(begin)

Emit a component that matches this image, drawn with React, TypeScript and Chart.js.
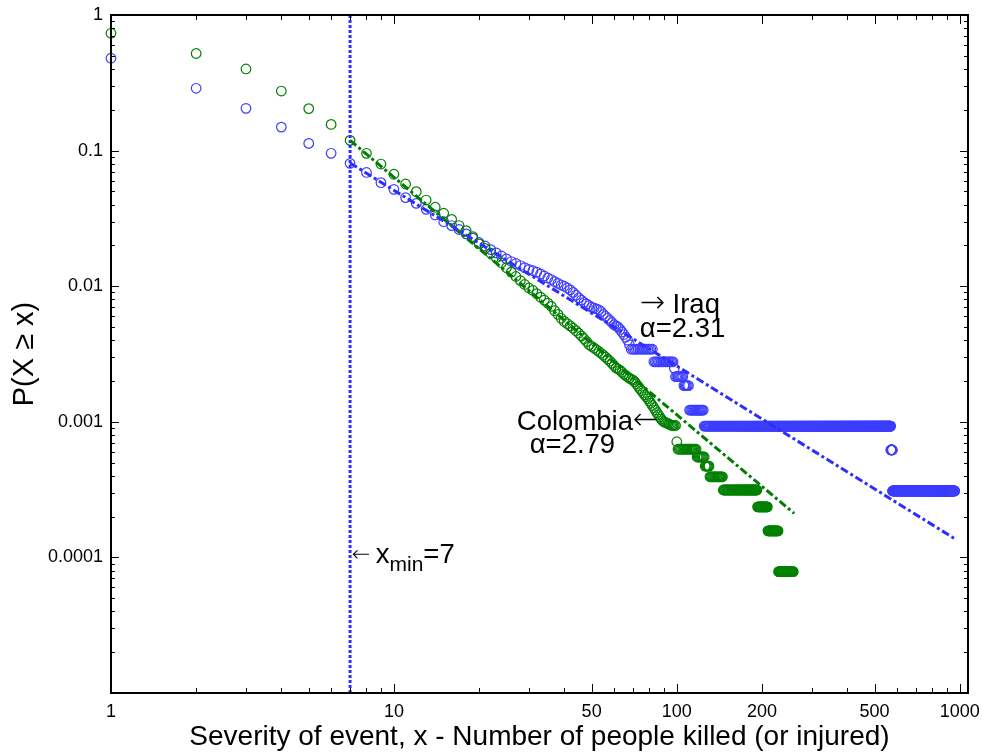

(end)
(begin)

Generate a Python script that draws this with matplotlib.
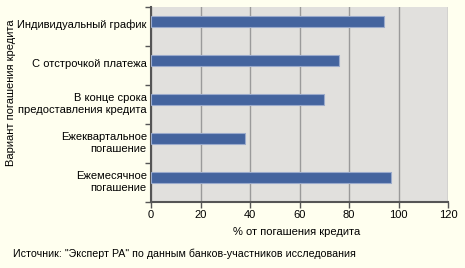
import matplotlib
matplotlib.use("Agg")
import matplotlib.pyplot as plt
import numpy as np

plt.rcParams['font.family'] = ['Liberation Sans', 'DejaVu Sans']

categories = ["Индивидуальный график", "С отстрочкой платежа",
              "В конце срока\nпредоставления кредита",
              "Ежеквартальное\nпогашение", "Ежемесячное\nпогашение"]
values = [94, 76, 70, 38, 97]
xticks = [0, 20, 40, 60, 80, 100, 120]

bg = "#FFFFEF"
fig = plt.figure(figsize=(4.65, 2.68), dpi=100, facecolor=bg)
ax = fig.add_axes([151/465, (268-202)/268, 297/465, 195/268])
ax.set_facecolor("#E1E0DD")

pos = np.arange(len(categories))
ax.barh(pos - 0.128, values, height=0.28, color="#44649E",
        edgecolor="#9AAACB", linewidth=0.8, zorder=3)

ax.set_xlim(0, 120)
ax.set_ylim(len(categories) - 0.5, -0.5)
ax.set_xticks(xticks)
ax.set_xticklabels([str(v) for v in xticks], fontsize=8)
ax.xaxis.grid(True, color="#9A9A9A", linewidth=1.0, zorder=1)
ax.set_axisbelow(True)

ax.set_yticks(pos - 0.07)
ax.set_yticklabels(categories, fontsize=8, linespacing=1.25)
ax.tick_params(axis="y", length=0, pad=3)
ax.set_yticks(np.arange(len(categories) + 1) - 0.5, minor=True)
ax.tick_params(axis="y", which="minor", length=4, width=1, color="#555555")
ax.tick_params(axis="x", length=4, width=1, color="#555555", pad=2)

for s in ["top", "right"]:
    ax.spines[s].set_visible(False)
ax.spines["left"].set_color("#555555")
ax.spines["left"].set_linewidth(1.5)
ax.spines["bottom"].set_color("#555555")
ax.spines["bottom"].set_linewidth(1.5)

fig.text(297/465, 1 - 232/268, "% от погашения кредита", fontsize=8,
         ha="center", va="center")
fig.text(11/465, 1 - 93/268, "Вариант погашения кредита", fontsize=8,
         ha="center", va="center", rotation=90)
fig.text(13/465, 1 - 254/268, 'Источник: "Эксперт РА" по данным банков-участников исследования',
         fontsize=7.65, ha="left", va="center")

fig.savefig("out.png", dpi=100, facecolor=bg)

(end)
(begin)

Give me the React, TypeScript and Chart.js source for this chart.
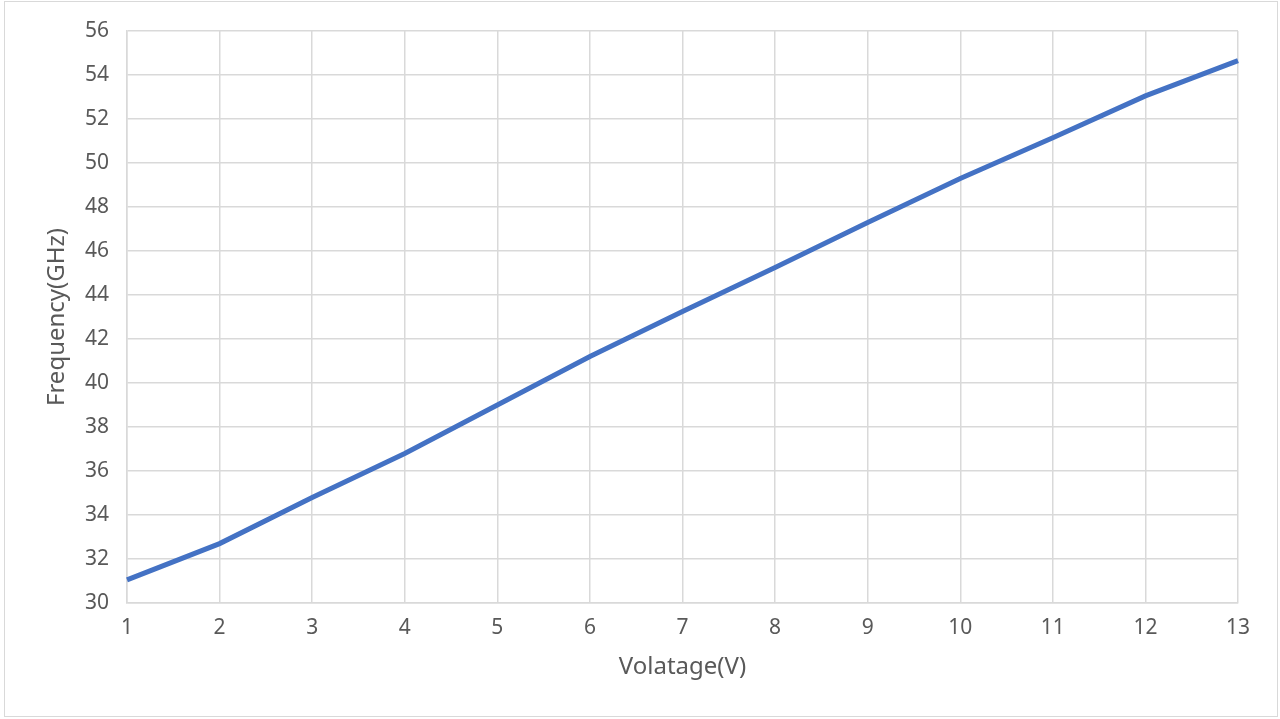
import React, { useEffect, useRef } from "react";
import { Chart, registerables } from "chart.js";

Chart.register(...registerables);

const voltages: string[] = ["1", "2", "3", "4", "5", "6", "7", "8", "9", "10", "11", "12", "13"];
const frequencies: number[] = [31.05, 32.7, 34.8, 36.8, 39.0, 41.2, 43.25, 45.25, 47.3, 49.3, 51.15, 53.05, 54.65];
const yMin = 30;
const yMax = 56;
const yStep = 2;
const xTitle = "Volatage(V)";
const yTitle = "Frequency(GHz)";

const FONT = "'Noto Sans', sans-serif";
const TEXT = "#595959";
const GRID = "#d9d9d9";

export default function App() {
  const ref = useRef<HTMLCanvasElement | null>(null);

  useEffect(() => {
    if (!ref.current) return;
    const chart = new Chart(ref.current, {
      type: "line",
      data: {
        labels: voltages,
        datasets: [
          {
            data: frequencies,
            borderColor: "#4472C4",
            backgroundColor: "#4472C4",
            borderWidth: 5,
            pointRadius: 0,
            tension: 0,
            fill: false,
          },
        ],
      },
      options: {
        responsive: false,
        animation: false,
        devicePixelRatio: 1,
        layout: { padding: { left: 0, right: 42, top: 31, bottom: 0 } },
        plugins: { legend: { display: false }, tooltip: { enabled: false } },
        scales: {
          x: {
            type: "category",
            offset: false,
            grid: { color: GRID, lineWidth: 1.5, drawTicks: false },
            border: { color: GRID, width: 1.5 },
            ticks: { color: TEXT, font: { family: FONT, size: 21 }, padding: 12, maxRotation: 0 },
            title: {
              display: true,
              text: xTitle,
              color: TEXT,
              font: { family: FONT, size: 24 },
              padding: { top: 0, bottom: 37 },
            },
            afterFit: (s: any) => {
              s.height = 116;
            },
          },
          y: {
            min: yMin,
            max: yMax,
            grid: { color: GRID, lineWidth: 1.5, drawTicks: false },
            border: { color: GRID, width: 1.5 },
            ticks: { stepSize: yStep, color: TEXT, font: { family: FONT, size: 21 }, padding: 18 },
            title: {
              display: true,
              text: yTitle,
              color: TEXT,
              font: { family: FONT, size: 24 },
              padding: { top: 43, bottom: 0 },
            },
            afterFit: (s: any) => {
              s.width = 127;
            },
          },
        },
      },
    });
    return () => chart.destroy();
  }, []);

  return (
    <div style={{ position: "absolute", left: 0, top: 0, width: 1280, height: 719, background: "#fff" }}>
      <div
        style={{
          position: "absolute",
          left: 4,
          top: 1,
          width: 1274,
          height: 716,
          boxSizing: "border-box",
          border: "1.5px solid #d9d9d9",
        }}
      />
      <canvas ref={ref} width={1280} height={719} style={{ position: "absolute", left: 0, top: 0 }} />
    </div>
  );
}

(end)

INSTRUCTION: Leave out every picture, then retype exactly the lines from the one containing "Generate a Python" through the one containing "xticks = [0, 20, 40, 60, 80, 100, 120]".

RESPONSE BELOW:
Generate a Python script that draws this with matplotlib.
import matplotlib
matplotlib.use("Agg")
import matplotlib.pyplot as plt
import numpy as np

plt.rcParams['font.family'] = ['Liberation Sans', 'DejaVu Sans']

categories = ["Индивидуальный график", "С отстрочкой платежа",
              "В конце срока\nпредоставления кредита",
              "Ежеквартальное\nпогашение", "Ежемесячное\nпогашение"]
values = [94, 76, 70, 38, 97]
xticks = [0, 20, 40, 60, 80, 100, 120]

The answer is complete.